» EXERCISE DIRECTIONS
From the listing below, output the lines between the one with "Rebuild this diagram" and the one with "(0,0) rectangle (1239,776);", including those two, and nothing else. Pictures are not copied.

##### EXTRACTED MATERIAL

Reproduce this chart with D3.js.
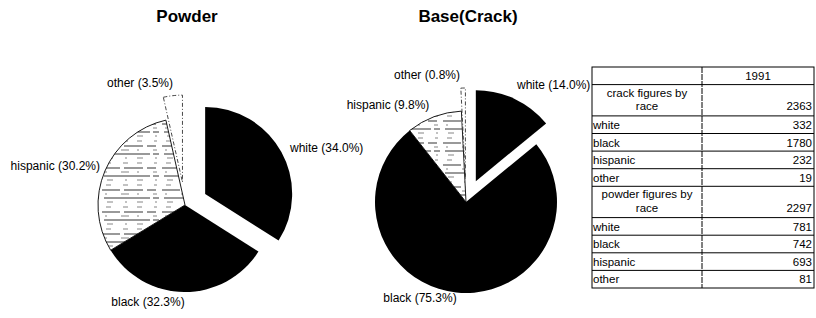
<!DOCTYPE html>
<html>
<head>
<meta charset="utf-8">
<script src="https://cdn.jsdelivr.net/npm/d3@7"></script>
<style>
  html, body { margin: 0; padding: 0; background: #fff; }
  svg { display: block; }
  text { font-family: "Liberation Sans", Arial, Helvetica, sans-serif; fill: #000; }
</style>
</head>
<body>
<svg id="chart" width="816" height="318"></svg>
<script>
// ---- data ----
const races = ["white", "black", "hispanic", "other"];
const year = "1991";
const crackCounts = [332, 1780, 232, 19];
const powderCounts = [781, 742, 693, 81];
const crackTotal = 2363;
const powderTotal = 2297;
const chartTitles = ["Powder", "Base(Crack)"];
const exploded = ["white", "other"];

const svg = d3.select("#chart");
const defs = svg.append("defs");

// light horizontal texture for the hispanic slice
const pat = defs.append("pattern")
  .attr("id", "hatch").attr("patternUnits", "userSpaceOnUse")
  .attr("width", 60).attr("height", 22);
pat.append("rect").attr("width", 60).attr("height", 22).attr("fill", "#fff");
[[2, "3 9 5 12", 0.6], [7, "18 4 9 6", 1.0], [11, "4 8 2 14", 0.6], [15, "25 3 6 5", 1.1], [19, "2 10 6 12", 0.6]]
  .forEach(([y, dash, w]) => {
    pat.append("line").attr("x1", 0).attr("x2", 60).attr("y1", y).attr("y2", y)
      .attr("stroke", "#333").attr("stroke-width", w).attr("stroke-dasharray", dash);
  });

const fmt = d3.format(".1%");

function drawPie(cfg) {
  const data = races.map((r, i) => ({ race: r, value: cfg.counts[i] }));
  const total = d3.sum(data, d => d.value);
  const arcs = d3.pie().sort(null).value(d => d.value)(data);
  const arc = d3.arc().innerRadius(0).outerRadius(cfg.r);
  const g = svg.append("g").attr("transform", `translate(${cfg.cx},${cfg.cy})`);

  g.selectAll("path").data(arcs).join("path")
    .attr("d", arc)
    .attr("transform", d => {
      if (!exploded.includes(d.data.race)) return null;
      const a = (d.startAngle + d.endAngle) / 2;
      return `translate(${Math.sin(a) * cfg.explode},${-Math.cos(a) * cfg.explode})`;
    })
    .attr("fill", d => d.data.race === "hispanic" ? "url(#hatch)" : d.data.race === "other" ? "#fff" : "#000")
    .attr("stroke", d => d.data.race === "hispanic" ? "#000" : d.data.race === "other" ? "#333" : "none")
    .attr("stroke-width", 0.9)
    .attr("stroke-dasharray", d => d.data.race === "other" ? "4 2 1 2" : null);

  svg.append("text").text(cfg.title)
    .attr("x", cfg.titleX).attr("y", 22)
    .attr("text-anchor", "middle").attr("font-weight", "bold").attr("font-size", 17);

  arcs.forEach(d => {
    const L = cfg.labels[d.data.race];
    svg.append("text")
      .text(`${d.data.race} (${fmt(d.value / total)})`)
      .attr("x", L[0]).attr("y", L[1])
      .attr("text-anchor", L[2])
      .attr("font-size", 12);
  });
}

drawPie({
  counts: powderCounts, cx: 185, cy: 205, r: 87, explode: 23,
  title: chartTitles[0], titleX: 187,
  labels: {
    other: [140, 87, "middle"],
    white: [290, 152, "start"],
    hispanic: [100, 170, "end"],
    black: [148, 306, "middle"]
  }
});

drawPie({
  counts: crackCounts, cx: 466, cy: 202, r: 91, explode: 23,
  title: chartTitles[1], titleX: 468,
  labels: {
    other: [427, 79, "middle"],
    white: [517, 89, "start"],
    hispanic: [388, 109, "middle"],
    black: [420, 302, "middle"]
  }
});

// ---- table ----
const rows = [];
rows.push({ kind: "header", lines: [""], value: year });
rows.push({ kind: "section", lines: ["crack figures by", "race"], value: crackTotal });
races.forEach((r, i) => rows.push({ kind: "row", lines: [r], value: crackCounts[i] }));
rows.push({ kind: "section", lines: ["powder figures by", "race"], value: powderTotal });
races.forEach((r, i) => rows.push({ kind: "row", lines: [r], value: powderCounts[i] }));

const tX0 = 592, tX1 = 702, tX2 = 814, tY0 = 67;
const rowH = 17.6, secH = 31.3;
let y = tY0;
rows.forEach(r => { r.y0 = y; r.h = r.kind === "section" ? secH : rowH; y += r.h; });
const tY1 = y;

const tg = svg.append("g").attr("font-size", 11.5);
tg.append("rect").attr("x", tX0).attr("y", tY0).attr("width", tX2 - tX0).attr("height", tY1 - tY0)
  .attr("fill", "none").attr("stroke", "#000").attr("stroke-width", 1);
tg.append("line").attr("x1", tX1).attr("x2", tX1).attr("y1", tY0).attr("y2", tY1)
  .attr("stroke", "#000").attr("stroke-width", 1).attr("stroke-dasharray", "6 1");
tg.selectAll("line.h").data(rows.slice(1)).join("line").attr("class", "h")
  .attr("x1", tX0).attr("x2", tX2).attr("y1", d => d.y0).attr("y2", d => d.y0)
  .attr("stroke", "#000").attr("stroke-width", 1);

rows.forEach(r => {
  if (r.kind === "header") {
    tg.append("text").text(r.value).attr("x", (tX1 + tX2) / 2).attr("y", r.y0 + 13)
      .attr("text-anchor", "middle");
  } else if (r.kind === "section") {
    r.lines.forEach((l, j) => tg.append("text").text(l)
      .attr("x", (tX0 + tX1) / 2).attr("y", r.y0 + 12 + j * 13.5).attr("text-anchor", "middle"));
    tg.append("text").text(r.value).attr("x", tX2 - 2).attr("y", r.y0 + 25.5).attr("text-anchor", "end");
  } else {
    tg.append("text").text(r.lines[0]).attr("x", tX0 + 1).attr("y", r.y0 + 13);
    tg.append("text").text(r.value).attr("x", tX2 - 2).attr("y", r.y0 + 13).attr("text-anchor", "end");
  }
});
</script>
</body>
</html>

##########
##### EXTRACTED MATERIAL

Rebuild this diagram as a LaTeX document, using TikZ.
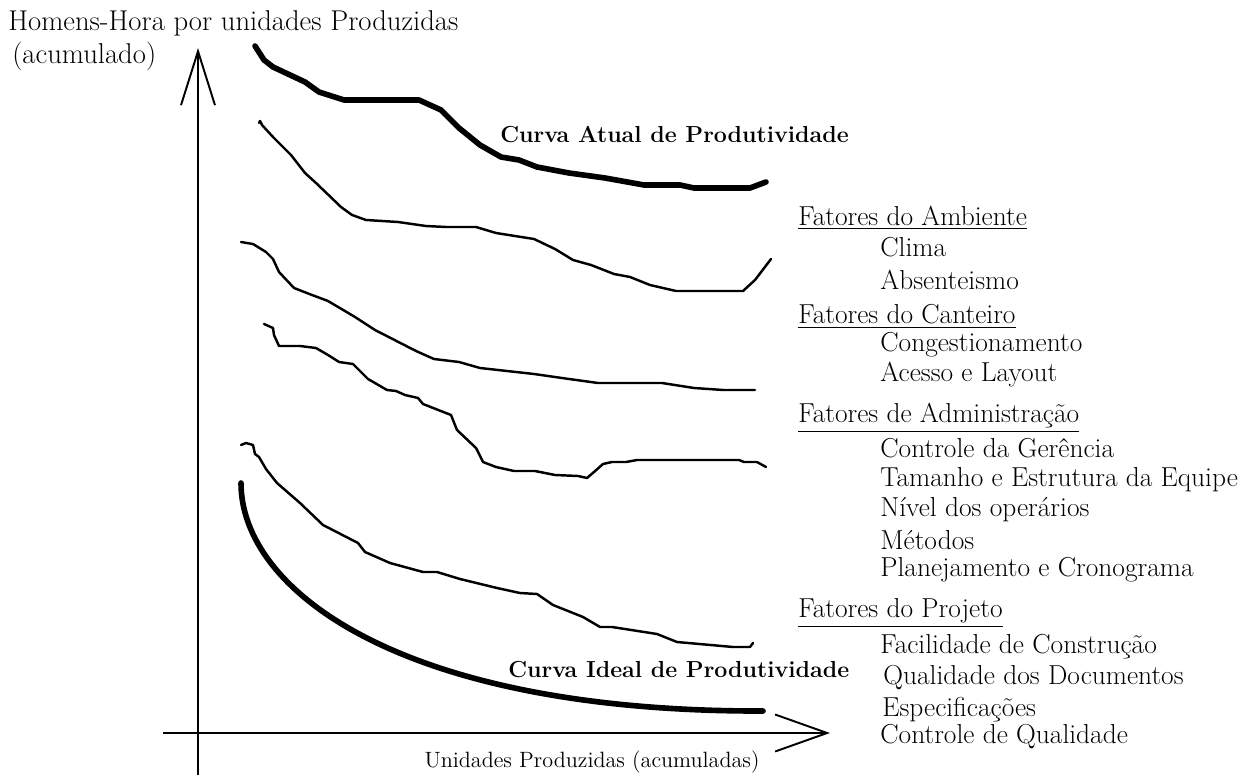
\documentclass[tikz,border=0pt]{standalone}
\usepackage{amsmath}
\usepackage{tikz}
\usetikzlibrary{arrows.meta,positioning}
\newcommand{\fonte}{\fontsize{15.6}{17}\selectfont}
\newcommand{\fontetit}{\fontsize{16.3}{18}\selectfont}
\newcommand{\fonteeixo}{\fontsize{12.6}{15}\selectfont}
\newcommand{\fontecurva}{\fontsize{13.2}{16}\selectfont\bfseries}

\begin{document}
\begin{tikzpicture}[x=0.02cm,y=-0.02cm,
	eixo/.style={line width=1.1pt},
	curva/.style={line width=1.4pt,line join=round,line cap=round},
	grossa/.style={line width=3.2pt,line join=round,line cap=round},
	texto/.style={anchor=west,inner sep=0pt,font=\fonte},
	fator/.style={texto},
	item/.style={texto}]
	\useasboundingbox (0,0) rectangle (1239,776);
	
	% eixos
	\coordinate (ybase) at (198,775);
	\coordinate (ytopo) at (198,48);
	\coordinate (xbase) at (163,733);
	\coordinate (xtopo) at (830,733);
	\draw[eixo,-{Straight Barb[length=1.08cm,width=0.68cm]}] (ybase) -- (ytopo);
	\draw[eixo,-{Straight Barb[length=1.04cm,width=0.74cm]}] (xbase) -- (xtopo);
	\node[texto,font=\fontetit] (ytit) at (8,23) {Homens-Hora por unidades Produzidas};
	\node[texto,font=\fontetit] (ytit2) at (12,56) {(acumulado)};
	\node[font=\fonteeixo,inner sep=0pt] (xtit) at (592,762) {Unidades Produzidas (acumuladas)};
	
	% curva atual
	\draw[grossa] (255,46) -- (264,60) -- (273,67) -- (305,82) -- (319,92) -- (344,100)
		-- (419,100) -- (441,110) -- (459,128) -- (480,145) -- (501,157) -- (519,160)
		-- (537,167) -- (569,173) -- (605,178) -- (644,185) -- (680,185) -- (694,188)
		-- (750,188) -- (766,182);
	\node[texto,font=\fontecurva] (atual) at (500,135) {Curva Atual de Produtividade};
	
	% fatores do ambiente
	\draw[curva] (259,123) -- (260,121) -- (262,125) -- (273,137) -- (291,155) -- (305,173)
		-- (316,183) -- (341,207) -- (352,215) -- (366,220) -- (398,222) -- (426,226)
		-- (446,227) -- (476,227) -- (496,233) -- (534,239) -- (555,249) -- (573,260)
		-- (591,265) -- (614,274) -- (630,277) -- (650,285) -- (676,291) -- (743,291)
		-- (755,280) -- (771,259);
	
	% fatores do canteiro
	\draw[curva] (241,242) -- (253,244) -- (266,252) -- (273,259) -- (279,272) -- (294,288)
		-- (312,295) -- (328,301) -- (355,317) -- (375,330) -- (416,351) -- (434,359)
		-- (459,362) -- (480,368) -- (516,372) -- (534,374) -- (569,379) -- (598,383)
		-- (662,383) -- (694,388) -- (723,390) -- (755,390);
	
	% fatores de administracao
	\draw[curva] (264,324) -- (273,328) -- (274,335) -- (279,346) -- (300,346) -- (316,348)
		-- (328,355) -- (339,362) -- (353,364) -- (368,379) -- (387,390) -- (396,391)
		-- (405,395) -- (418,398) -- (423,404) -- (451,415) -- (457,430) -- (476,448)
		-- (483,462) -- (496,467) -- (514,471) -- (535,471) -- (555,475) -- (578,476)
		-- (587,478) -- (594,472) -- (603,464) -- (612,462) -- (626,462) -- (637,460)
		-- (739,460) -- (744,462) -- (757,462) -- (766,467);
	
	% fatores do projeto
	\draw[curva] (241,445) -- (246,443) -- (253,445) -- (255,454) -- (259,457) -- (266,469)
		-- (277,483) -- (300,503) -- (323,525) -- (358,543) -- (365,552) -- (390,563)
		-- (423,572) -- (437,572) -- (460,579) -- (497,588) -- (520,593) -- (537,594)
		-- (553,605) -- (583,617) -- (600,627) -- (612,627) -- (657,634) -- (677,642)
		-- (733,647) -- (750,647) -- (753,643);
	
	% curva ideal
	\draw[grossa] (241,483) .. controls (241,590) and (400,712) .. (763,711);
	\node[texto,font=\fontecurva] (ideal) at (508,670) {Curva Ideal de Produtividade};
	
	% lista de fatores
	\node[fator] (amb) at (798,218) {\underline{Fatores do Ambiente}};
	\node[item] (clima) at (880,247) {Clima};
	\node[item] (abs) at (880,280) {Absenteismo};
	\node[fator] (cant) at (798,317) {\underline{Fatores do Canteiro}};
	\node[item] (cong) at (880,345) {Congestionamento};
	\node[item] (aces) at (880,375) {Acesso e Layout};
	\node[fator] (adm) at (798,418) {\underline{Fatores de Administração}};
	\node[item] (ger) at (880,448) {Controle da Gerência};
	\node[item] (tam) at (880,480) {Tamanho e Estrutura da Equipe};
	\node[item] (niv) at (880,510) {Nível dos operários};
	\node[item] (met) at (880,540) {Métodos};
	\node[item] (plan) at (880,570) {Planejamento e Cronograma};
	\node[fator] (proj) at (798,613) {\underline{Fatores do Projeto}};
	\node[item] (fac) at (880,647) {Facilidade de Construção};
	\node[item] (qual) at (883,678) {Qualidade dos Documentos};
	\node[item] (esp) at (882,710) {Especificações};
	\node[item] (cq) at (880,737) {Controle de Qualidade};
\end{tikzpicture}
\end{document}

##########

» RESULT OF THIS EXERCISE
Rebuild this diagram as a LaTeX document, using TikZ.
\documentclass[tikz,border=0pt]{standalone}
\usepackage{amsmath}
\usepackage{tikz}
\usetikzlibrary{arrows.meta,positioning}
\newcommand{\fonte}{\fontsize{15.6}{17}\selectfont}
\newcommand{\fontetit}{\fontsize{16.3}{18}\selectfont}
\newcommand{\fonteeixo}{\fontsize{12.6}{15}\selectfont}
\newcommand{\fontecurva}{\fontsize{13.2}{16}\selectfont\bfseries}

\begin{document}
\begin{tikzpicture}[x=0.02cm,y=-0.02cm,
	eixo/.style={line width=1.1pt},
	curva/.style={line width=1.4pt,line join=round,line cap=round},
	grossa/.style={line width=3.2pt,line join=round,line cap=round},
	texto/.style={anchor=west,inner sep=0pt,font=\fonte},
	fator/.style={texto},
	item/.style={texto}]
	\useasboundingbox (0,0) rectangle (1239,776);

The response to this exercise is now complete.